Retype the complete listing exactly as it appears.

· · · ·

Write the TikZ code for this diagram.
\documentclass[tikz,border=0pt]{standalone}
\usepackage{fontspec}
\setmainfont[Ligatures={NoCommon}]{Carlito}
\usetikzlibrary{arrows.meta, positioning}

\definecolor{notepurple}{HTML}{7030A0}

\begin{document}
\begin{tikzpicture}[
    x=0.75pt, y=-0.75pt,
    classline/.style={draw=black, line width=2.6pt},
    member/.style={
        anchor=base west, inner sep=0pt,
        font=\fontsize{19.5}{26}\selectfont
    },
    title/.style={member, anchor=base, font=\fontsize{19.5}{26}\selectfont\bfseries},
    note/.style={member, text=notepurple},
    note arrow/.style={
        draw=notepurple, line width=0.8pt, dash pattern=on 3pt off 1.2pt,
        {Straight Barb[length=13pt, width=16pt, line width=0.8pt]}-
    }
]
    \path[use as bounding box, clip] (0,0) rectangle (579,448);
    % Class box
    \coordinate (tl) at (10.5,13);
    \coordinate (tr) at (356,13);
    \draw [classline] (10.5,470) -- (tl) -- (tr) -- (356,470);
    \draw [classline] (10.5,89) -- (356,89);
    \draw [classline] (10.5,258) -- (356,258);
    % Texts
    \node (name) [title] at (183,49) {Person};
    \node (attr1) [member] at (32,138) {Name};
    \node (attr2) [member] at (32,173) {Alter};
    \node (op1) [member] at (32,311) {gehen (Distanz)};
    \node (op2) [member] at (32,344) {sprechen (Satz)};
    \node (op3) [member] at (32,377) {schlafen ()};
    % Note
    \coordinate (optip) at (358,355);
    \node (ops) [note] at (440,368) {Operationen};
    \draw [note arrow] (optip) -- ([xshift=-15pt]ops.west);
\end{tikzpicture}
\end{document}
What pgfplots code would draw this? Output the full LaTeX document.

· · · ·

TASK RESPONSE -
Write the TikZ code for this diagram.
\documentclass[tikz,border=0pt]{standalone}
\usepackage{fontspec}
\setmainfont[Ligatures={NoCommon}]{Carlito}
\usetikzlibrary{arrows.meta, positioning}

\definecolor{notepurple}{HTML}{7030A0}

\begin{document}
\begin{tikzpicture}[
    x=0.75pt, y=-0.75pt,
    classline/.style={draw=black, line width=2.6pt},
    member/.style={
        anchor=base west, inner sep=0pt,
        font=\fontsize{19.5}{26}\selectfont
    },
    title/.style={member, anchor=base, font=\fontsize{19.5}{26}\selectfont\bfseries},
    note/.style={member, text=notepurple},
    note arrow/.style={
        draw=notepurple, line width=0.8pt, dash pattern=on 3pt off 1.2pt,
        {Straight Barb[length=13pt, width=16pt, line width=0.8pt]}-
    }
]
    \path[use as bounding box, clip] (0,0) rectangle (579,448);
    % Class box
    \coordinate (tl) at (10.5,13);
    \coordinate (tr) at (356,13);
    \draw [classline] (10.5,470) -- (tl) -- (tr) -- (356,470);
    \draw [classline] (10.5,89) -- (356,89);
    \draw [classline] (10.5,258) -- (356,258);
    % Texts
    \node (name) [title] at (183,49) {Person};
    \node (attr1) [member] at (32,138) {Name};
    \node (attr2) [member] at (32,173) {Alter};
    \node (op1) [member] at (32,311) {gehen (Distanz)};
    \node (op2) [member] at (32,344) {sprechen (Satz)};
    \node (op3) [member] at (32,377) {schlafen ()};
    % Note
    \coordinate (optip) at (358,355);
    \node (ops) [note] at (440,368) {Operationen};
    \draw [note arrow] (optip) -- ([xshift=-15pt]ops.west);
\end{tikzpicture}
\end{document}
What pgfplots code would draw this? Output the full LaTeX document.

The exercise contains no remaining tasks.